"I've been very upset about this," says Mark Smaller, a psychoanalyst from Chicago who attended last week's meetings at Manhattan's Waldorf-Astoria Hotel. "This idea of making a diagnosis of someone they've never met is completely inappropriate, and it gives mental health professionals a bad name."
Not to mention that it's medically wrong. Smaller says that to make any real diagnosis, it can take several thorough consultations with a patient at the very least. "Trying to make such a diagnosis based purely on someone's behavior" -- and worse, their behavior as portrayed selectively by the media -- "is scientifically impossible," says Smaller, also director of the Neuropsychoanalysis Foundation.

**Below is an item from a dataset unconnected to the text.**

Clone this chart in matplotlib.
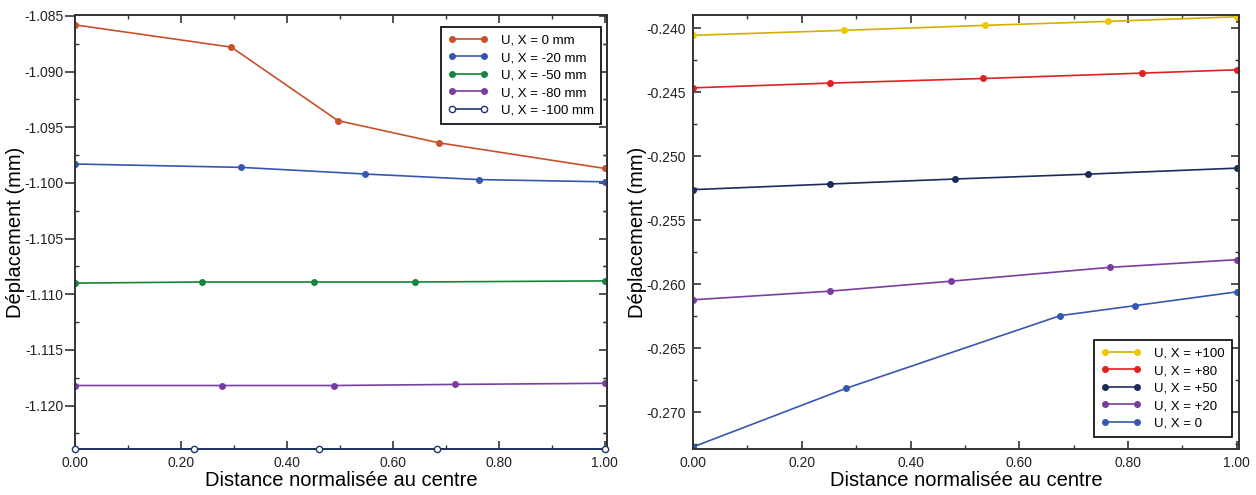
import numpy as np
import matplotlib
matplotlib.use("Agg")
import matplotlib.pyplot as plt
from matplotlib.ticker import MultipleLocator, FormatStrFormatter

plt.rcParams['font.family'] = ['Liberation Sans', 'DejaVu Sans']

# left panel : U for X <= 0
x_l0 = [0.0, 0.295, 0.496, 0.687, 1.0]
u_l0 = [-1.0858, -1.0878, -1.0944, -1.0964, -1.0987]
x_l20 = [0.0, 0.3125, 0.548, 0.763, 1.0]
u_l20 = [-1.0983, -1.0986, -1.0992, -1.0997, -1.0999]
x_l50 = [0.0, 0.239, 0.451, 0.642, 1.0]
u_l50 = [-1.1090, -1.1089, -1.1089, -1.1089, -1.1088]
x_l80 = [0.0, 0.277, 0.489, 0.718, 1.0]
u_l80 = [-1.1182, -1.1182, -1.1182, -1.1181, -1.1180]
x_l100 = [0.0, 0.224, 0.46, 0.683, 1.0]
u_l100 = [-1.1239, -1.1239, -1.1239, -1.1239, -1.1239]

# right panel : U for X >= 0
x_r100 = [0.0, 0.278, 0.537, 0.763, 1.0]
u_r100 = [-0.24057, -0.24018, -0.23979, -0.23948, -0.23912]
x_r80 = [0.0, 0.251, 0.534, 0.825, 1.0]
u_r80 = [-0.24467, -0.24430, -0.24394, -0.24352, -0.24326]
x_r50 = [0.0, 0.252, 0.481, 0.726, 1.0]
u_r50 = [-0.25262, -0.25218, -0.25179, -0.25141, -0.25094]
x_r20 = [0.0, 0.251, 0.474, 0.766, 1.0]
u_r20 = [-0.26122, -0.26055, -0.25977, -0.25869, -0.25809]
x_r0 = [0.0, 0.281, 0.675, 0.812, 1.0]
u_r0 = [-0.27271, -0.26814, -0.26246, -0.26168, -0.26060]

fig = plt.figure(figsize=(12.56, 4.95), dpi=100)
ax1 = fig.add_axes([0.0597, 0.093, 0.4236, 0.877])
ax2 = fig.add_axes([0.5518, 0.093, 0.4347, 0.877])

def style(ax, ylabelpad):
    for s in ax.spines.values():
        s.set_linewidth(1.4)
        s.set_color('#333333')
    ax.tick_params(which='both', direction='in', top=True, right=True, labelsize=10, colors='#333333', labelcolor='#222222')
    ax.tick_params(which='major', length=6, width=1.2, pad=5)
    ax.tick_params(which='minor', length=3, width=1.0)
    ax.xaxis.set_major_locator(MultipleLocator(0.2))
    ax.xaxis.set_minor_locator(MultipleLocator(0.1))
    ax.xaxis.set_major_formatter(FormatStrFormatter('%.2f'))
    ax.yaxis.set_major_locator(MultipleLocator(0.005))
    ax.yaxis.set_minor_locator(MultipleLocator(0.0025))
    ax.yaxis.set_major_formatter(FormatStrFormatter('%.3f'))
    ax.set_xlabel('Distance normalisée au centre', fontsize=14.5, labelpad=1)
    ax.set_ylabel('Déplacement (mm)', fontsize=14.5, labelpad=ylabelpad)

def legend(ax, loc, anchor):
    leg = ax.legend(loc=loc, bbox_to_anchor=anchor, fontsize=9.5, fancybox=False,
                    edgecolor='black', framealpha=1, numpoints=2, handlelength=3.0,
                    labelspacing=0.4, borderpad=0.55, handletextpad=1.0, borderaxespad=0)
    leg.get_frame().set_linewidth(1.2)

kw = dict(lw=1.2, marker='o', markersize=4)
ax1.plot(x_l0, u_l0, color='#c8502a', label='U, X = 0 mm', **kw)
ax1.plot(x_l20, u_l20, color='#3557b0', label='U, X = -20 mm', **kw)
ax1.plot(x_l50, u_l50, color='#14853a', label='U, X = -50 mm', **kw)
ax1.plot(x_l80, u_l80, color='#7a3ea0', label='U, X = -80 mm', **kw)
ax1.plot(x_l100, u_l100, color='#1c3470', label='U, X = -100 mm', mfc='white', mec='#1c3470',
         lw=1.2, marker='o', markersize=4.5, clip_on=False, zorder=5)
ax1.set_xlim(0, 1.004)
ax1.set_ylim(-1.1239, -1.0849)
style(ax1, 0)
# left panel: major y ticks point outward on the left side only
ax1.tick_params(axis='y', which='major', direction='out', right=False, length=7, pad=1)
sec = ax1.secondary_yaxis('right')
sec.yaxis.set_major_locator(MultipleLocator(0.005))
sec.yaxis.set_minor_locator(MultipleLocator(0.0025))
sec.tick_params(which='both', direction='in', labelright=False, colors='#333333')
sec.tick_params(which='major', length=6, width=1.2)
sec.tick_params(which='minor', length=3, width=1.0)
sec.spines['right'].set_linewidth(1.4)
sec.spines['right'].set_color('#333333')
legend(ax1, 'upper right', (0.989, 0.972))

ax2.plot(x_r100, u_r100, color='#d4b000', mfc='#f0c800', mec='#f0c800', label='U, X = +100', **kw)
ax2.plot(x_r80, u_r80, color='#e02020', label='U, X = +80', **kw)
ax2.plot(x_r50, u_r50, color='#1a2c5c', label='U, X = +50', **kw)
ax2.plot(x_r20, u_r20, color='#7a3ea0', label='U, X = +20', **kw)
ax2.plot(x_r0, u_r0, color='#3557b0', label='U, X = 0', **kw)
ax2.set_xlim(0, 1.004)
ax2.set_ylim(-0.27287, -0.23897)
style(ax2, 0)
legend(ax2, 'lower right', (0.987, 0.028))

fig.savefig('out.png', dpi=100)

In the same vein, everyone was rushing to the judgment that Heath Ledger must have overdosed on illegal drugs, even though by all reports he'd overcome his problem with drugs and had been clean for some time. It's looking like if anything, he was just seeking a good rest, recovering from jet lag and flu, and may have innocently mixed medications that shouldn't go together. It may even be an undiscovered medical problem, not apparent at autopsy. Perhaps if his masseuse had called 911 when he was simply "nonresponsive" and still breathing, he'd be alive today. I'm not even a specific fan of his, though he's certainly done good work, but I'm just outraged that our nation has been indulging in such a gossip fest, fed by our news media who have more important things to report if they were really doing their job.